The Heavenly Nile within the Horus-Eye
The sun-cult of Ancient Egypt can be seen in a water-perspective, as the sun being the precursoring source of the Nile and hence; all life in the land of the black slit. The transformation of the life-giving waters was first and foremost a change from a rain ideology to a river ideology. Contrary to what one could have expected, with this change the river god remained celestial rather than became terrestrial: Horus as the former sun-god incorporated all of the river ideological qualities and capacities in the form of the sun. The images of the divinities continued, but their contents and cosmic functions changed. The Nile was the every foundation of the Egyptian civilisation, but it did not become a “traditional” river god or goddess such as Ganges because the life-giving water was assimilated into an older, celestial and divine Parthenon: Ra or the Sun God.
One of the original and oldest myths in the Egyptian mythology is the battle between the gods Horus the Elder and Seth concerning the life-giving waters, or, vital fluids. Originally, Seth was a rain and storm god– “a god of the blessed yet dangerous storms” (Bell, 1971) and Horus was a sun-god. The foundation of the Egyptian civilisation coincided with the end of the Neolithic Wet Phase (around 3000 BCE), which was a rainy interlude. As the rain became rarer with the decline of the NWP, everything from the desert became sinister to the peasants, and Seth eventually became the personification of of drought, as in evil, whereas all evoluting life became dependent upon the river instead of rain. In the mythology, seen as ideology, this is described as a battle between Seth and Horus.
Seth stroke and violated Horus and snatched one of his eyes. Horus grabbed one of Seth’s testicles and made him impotent. Seth as an original rain-god seems to have lost his powers which literally were in the hands of Horus. Thus, there took place of change between the gods who possessed the life-giving waters. The old rain-god was replaced by Horus for whom the Solar Eye was the most prominent symbol, and “there is sufficient to show that the fertility duties of the Pharaohs were double ones, originally concerning the rain but later the Nile” (Wainwright, 1938). Seth was pacified and Horus had gained the former rain-gods’ power, but only after he regained his wounded Eye. After the Eye was injured it was filled up, and consequently, all the former rain-water was now contained in Horus’ Eye as the river Nile.
Thus, there has been a transformation and transfiguration of power, and what was at stake in the feud between Seth and Horus was the life-giving waters – rain or river – and consequently the life and prosperity for all of Egypt. A common theme throughout Egyptian mythology is therefore that the Eye or the sun-disk contained the life-giving waters and the Nile’s grand-divine inundation. Moreover, the outcome of the mortuary cult was “The utilitarian provision of rain, a “Nile in the sky”, as in the Pyramid Texts (668) bein said;
“My water is in the sky…,”.
In the later mythological feud between Seth and Osiris, Seth killed Osiris, but Horus avenged his father and killed Seth.
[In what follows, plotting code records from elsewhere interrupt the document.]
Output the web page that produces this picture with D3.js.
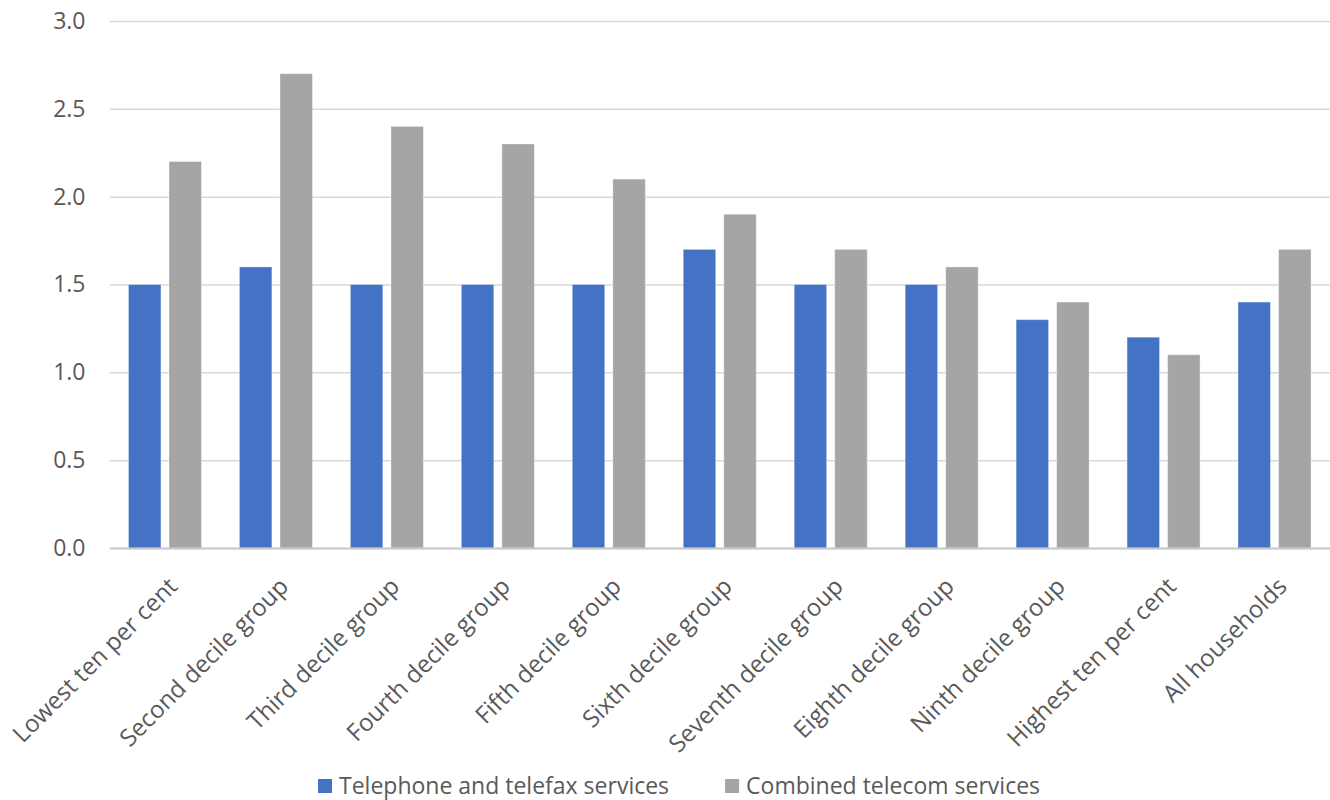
<!DOCTYPE html>
<html>
<head>
<meta charset="utf-8">
<script src="https://cdn.jsdelivr.net/npm/d3@7"></script>
<style>
  html, body { margin: 0; padding: 0; background: #ffffff; }
  svg { display: block; font-family: "Open Sans", "Noto Sans", sans-serif; }
</style>
</head>
<body>
<svg id="chart" width="1330" height="800"></svg>
<script>
// Household decile groups along the x axis
const categories = [
  "Lowest ten per cent", "Second decile group", "Third decile group",
  "Fourth decile group", "Fifth decile group", "Sixth decile group",
  "Seventh decile group", "Eighth decile group", "Ninth decile group",
  "Highest ten per cent", "All households"
];
const seriesNames = ["Telephone and telefax services", "Combined telecom services"];
const telephoneValues = [1.5, 1.6, 1.5, 1.5, 1.5, 1.7, 1.5, 1.5, 1.3, 1.2, 1.4];
const combinedValues  = [2.2, 2.7, 2.4, 2.3, 2.1, 1.9, 1.7, 1.6, 1.4, 1.1, 1.7];
const yTicks = [0, 0.5, 1.0, 1.5, 2.0, 2.5, 3.0];
const seriesColors = ["#4472C4", "#A5A5A5"];

const seriesValues = [telephoneValues, combinedValues];

const svg = d3.select("#chart");
const plot = { left: 109.5, right: 1330, top: 21, bottom: 548 };
const textColor = "#595959";

const y = d3.scaleLinear().domain([0, 3]).range([plot.bottom, plot.top]);

const x0 = d3.scaleBand()
  .domain(categories)
  .range([plot.left, plot.right])
  .paddingInner(0.342)
  .paddingOuter(0.171);

const x1 = d3.scaleBand()
  .domain(seriesNames)
  .range([0, x0.bandwidth()])
  .paddingInner(0.2)
  .paddingOuter(0);

// Horizontal gridlines
const yAxis = d3.axisLeft(y)
  .tickValues(yTicks)
  .tickFormat(d3.format(".1f"))
  .tickSize(-(plot.right - plot.left))
  .tickPadding(24);

const gy = svg.append("g")
  .attr("transform", `translate(${plot.left},0)`)
  .call(yAxis);
gy.select(".domain").remove();
gy.selectAll(".tick line")
  .attr("stroke", "#d9d9d9")
  .attr("stroke-width", 1.5);
gy.selectAll(".tick text")
  .attr("fill", textColor)
  .attr("font-size", 23)
  .attr("font-family", "'Open Sans', sans-serif");

// Bars
const groups = svg.append("g")
  .selectAll("g")
  .data(categories)
  .join("g")
  .attr("transform", d => `translate(${x0(d)},0)`);

groups.selectAll("rect")
  .data((d, i) => seriesNames.map((s, j) => ({ series: s, value: seriesValues[j][i], color: seriesColors[j] })))
  .join("rect")
  .attr("x", d => x1(d.series))
  .attr("width", x1.bandwidth())
  .attr("y", d => y(d.value))
  .attr("height", d => y(0) - y(d.value))
  .attr("fill", d => d.color)
  .attr("stroke", "#ffffff")
  .attr("stroke-opacity", 0.35)
  .attr("stroke-width", 1);

// Category axis baseline
const xAxis = d3.axisBottom(x0).tickSize(0).tickFormat("");
const gx = svg.append("g")
  .attr("transform", `translate(0,${plot.bottom})`)
  .call(xAxis);
gx.select(".domain")
  .attr("stroke", "#c8c8c8")
  .attr("stroke-width", 2);

// Rotated category labels
svg.append("g")
  .selectAll("text")
  .data(categories)
  .join("text")
  .attr("transform", d => `translate(${x0(d) + x0.bandwidth() / 2 + 1},575) rotate(-45)`)
  .attr("text-anchor", "end")
  .attr("dy", "0.76em")
  .attr("fill", textColor)
  .attr("font-size", 24)
  .text(d => d);

// Legend
const legend = svg.append("g");
const items = legend.selectAll("g")
  .data(seriesNames)
  .join("g");
items.append("rect")
  .attr("width", 14)
  .attr("height", 14)
  .attr("y", 779)
  .attr("fill", (d, i) => seriesColors[i]);
items.append("text")
  .attr("x", 21)
  .attr("y", 794)
  .attr("fill", textColor)
  .attr("font-size", 23)
  .text(d => d);

let widths = [];
items.each(function () { widths.push(this.getBBox().width); });
const itemGap = 56;
let cursor = 318;
items.attr("transform", (d, i) => {
  const tx = cursor;
  cursor += widths[i] + itemGap;
  return `translate(${tx},0)`;
});
</script>
</body>
</html>
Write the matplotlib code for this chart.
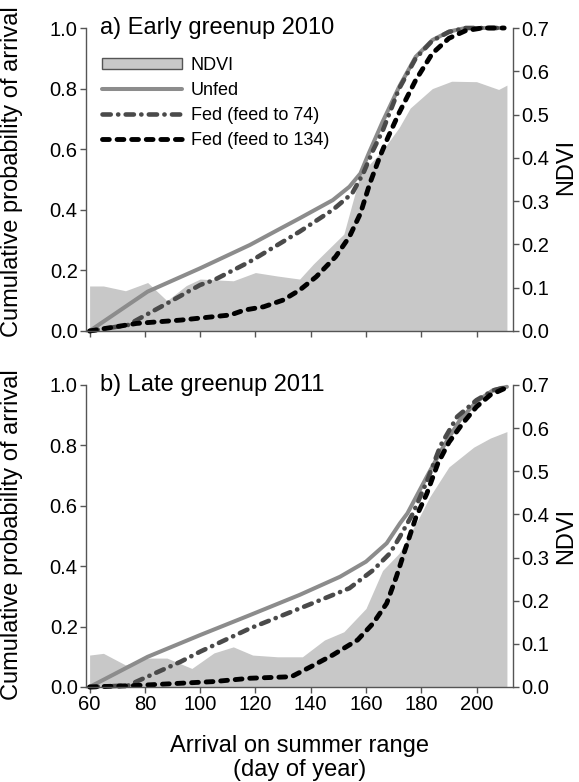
import matplotlib
matplotlib.use("Agg")
import matplotlib.pyplot as plt
from matplotlib.patches import Patch
from matplotlib.lines import Line2D

plt.rcParams['font.family'] = ['Liberation Sans', 'DejaVu Sans']

# ---- panel a) early greenup 2010 ----
unfed_a_day = [60, 81, 100, 118, 128, 136, 148, 154, 158, 161, 166, 172, 178, 184, 190, 196, 210]
unfed_a = [0.0, 0.13, 0.207, 0.284, 0.333, 0.372, 0.432, 0.476, 0.52, 0.586, 0.69, 0.806, 0.905, 0.96, 0.988, 1.0, 1.0]

fed74_a_day = [60, 74, 77, 87, 100, 105, 118, 136, 148, 155, 159, 162.6, 166, 172, 178, 184, 190, 196, 210]
fed74_a = [0.0, 0.02, 0.036, 0.086, 0.152, 0.168, 0.229, 0.328, 0.40, 0.454, 0.52, 0.597, 0.66, 0.80, 0.90, 0.958, 0.987, 1.0, 1.0]

fed134_a_day = [60, 77, 93, 111, 116, 123, 130, 136, 142, 149, 154, 158, 161.4, 165, 168, 172, 178, 184, 190, 196, 202, 210]
fed134_a = [0.0, 0.025, 0.036, 0.053, 0.069, 0.08, 0.102, 0.135, 0.179, 0.245, 0.311, 0.388, 0.487, 0.575, 0.64, 0.72, 0.828, 0.916, 0.966, 0.991, 1.0, 1.0]

ndvi_a_day = [60, 65, 73, 81, 88, 95, 100, 112, 120, 128, 136, 141, 152, 155, 158, 166, 172, 176, 184, 191, 200, 208, 211]
ndvi_a = [0.104, 0.104, 0.093, 0.112, 0.070, 0.105, 0.12, 0.116, 0.135, 0.127, 0.12, 0.155, 0.224, 0.294, 0.363, 0.417, 0.47, 0.515, 0.56, 0.577, 0.576, 0.558, 0.568]

# ---- panel b) late greenup 2011 ----
unfed_b_day = [60, 81, 100, 118, 136, 150.6, 160, 167.5, 172.3, 175, 182, 188, 194, 200, 206, 211]
unfed_b = [0.0, 0.10, 0.172, 0.238, 0.305, 0.365, 0.415, 0.476, 0.542, 0.575, 0.696, 0.796, 0.884, 0.945, 0.983, 0.994]

fed74_b_day = [60, 74, 77, 93, 100, 118, 136, 154, 162.6, 168.7, 172.3, 177, 182, 187, 193, 200, 206, 211]
fed74_b = [0.0, 0.005, 0.018, 0.084, 0.117, 0.194, 0.26, 0.327, 0.387, 0.443, 0.498, 0.575, 0.68, 0.80, 0.895, 0.95, 0.982, 0.994]

fed134_b_day = [60, 77, 105, 118, 133, 140, 148, 157, 162.6, 167.5, 171, 174, 178, 182, 186, 190, 195, 200, 205, 211]
fed134_b = [0.0, 0.005, 0.018, 0.029, 0.034, 0.067, 0.106, 0.156, 0.211, 0.277, 0.365, 0.45, 0.56, 0.64, 0.74, 0.81, 0.873, 0.928, 0.967, 0.992]

ndvi_b_day = [60, 65, 73, 81, 88, 97, 105, 112, 119, 128, 137, 145, 152, 160, 166, 172, 179, 183, 190, 199, 205, 211]
ndvi_b = [0.074, 0.078, 0.051, 0.067, 0.067, 0.043, 0.079, 0.093, 0.074, 0.070, 0.070, 0.109, 0.128, 0.182, 0.27, 0.31, 0.39, 0.44, 0.51, 0.556, 0.577, 0.592]

titles = ["a) Early greenup 2010", "b) Late greenup 2011"]
xticks = [60, 80, 100, 120, 140, 160, 180, 200]
yticks = [0.0, 0.2, 0.4, 0.6, 0.8, 1.0]
ndvi_ticks = [0.0, 0.1, 0.2, 0.3, 0.4, 0.5, 0.6, 0.7]

fill_col = '#c8c8c8'
unfed_col = '#8c8c8c'
fed74_col = '#4a4a4a'
spine_col = '#555555'
dashdot = (1.8, 1.6, 0.05, 1.6)

W, H = 579, 782
fig = plt.figure(figsize=(W / 100, H / 100), dpi=100)
axa = fig.add_axes([86 / W, 1 - 331 / H, 427 / W, 303 / H])
axb = fig.add_axes([86 / W, 1 - 687 / H, 427 / W, 302 / H])

panels = [
    (axa, unfed_a_day, unfed_a, fed74_a_day, fed74_a, fed134_a_day, fed134_a, ndvi_a_day, ndvi_a),
    (axb, unfed_b_day, unfed_b, fed74_b_day, fed74_b, fed134_b_day, fed134_b, ndvi_b_day, ndvi_b),
]

for i, (ax, ud, u, f1d, f1, f2d, f2, nd, n) in enumerate(panels):
    tw = ax.twinx()
    tw.fill_between(nd, n, 0, color=fill_col, lw=0)
    tw.set_ylim(0, 0.7)
    tw.set_yticks(ndvi_ticks)
    tw.set_yticklabels([f"{v:.1f}" for v in ndvi_ticks])

    # lines on top of the NDVI fill
    ax.set_zorder(tw.get_zorder() + 1)
    ax.patch.set_visible(False)

    ax.plot(ud, u, color=unfed_col, lw=2.9, solid_capstyle='round', clip_on=False)
    ax.plot(f1d, f1, color=fed74_col, lw=3.3, dashes=dashdot,
            dash_capstyle='round', clip_on=False)
    ax.plot(f2d, f2, color='black', lw=3.5, dashes=(1.4, 1.6),
            dash_capstyle='round', clip_on=False)

    ax.set_xlim(58.7, 213.2)
    ax.set_ylim(0, 1.0)
    ax.set_xticks(xticks)
    ax.set_yticks(yticks)
    ax.set_yticklabels([f"{v:.1f}" for v in yticks])
    if i == 0:
        ax.tick_params(axis='x', labelbottom=False)

    for a in (ax, tw):
        for s in a.spines.values():
            s.set_color(spine_col)
            s.set_linewidth(1.0)
        a.spines['top'].set_visible(False)
        a.tick_params(direction='out', length=4, width=1, color=spine_col,
                      labelsize=14.5, pad=2)
    ax.spines['right'].set_visible(False)
    tw.spines['left'].set_visible(False)
    tw.spines['bottom'].set_visible(False)

    ax.text(0.033, 1.0, titles[i], transform=ax.transAxes, ha='left', va='center',
            fontsize=17)

handles = [
    Patch(facecolor=fill_col, edgecolor=spine_col, lw=1),
    Line2D([], [], color=unfed_col, lw=2.9, solid_capstyle='round'),
    Line2D([], [], color=fed74_col, lw=3.3, dashes=dashdot, dash_capstyle='round'),
    Line2D([], [], color='black', lw=3.5, dashes=(1.4, 1.6), dash_capstyle='round'),
]
labels = ["NDVI", "Unfed", "Fed (feed to 74)", "Fed (feed to 134)"]
axa.legend(handles, labels, loc='upper left', bbox_to_anchor=(0.038, 0.905),
           frameon=False, fontsize=13, handlelength=4.4, handleheight=0.5,
           handletextpad=0.5, labelspacing=0.45, borderpad=0, borderaxespad=0)

fig.text(12 / W, 1 - 172 / H, "Cumulative probability of arrival", rotation=90,
         ha='center', va='center', fontsize=17)
fig.text(12 / W, 1 - 535 / H, "Cumulative probability of arrival", rotation=90,
         ha='center', va='center', fontsize=17)
fig.text(566 / W, 1 - 167 / H, "NDVI", rotation=90, ha='center', va='center', fontsize=17)
fig.text(566 / W, 1 - 536 / H, "NDVI", rotation=90, ha='center', va='center', fontsize=17)
fig.text(300 / W, 1 - 758 / H, "Arrival on summer range\n(day of year)", ha='center',
         va='center', fontsize=17, linespacing=1.1)

fig.savefig("out.png", dpi=100)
Osiris was rejuvenated through Horus’ Eye;
“…I bring to you the Eye of Horus, that your heart may be refreshed possessing it” [Pyr. 22],
and the Eye contained the life-giving waters, incorporated in total unity with the accepted self reborn through the internal fluids in celestially orchestrated harmony and flow.
Seth inflicted a wound on Osiris’ leg from where the annual inundation poured out, and the leg was connected with Elephantine;
“O King, receive this pure water of yours which issued from Elephantine, your water from Elephantine…” [Pyr. 864].
In this period, Elephantine was one of the most important religious places in the First Cataract region, as it was the place representing the Nile flood flowed out from the netherworld, emerging from the leg(s) or from under the sole of the feet of Osiris. A descending purification royally represented by Nekhbet, the diving vulture, crossing and contrasting the risen cobra piercing through the fore- of the diadem;
Together being Nebty and the protectress’ of their divine child.
Thus, the Nile had cosmologically its origin in Nun, the primeval waters, connecting the celestial waters with the terrestrial waters, through Horus’ Eye insighted and self-ignited.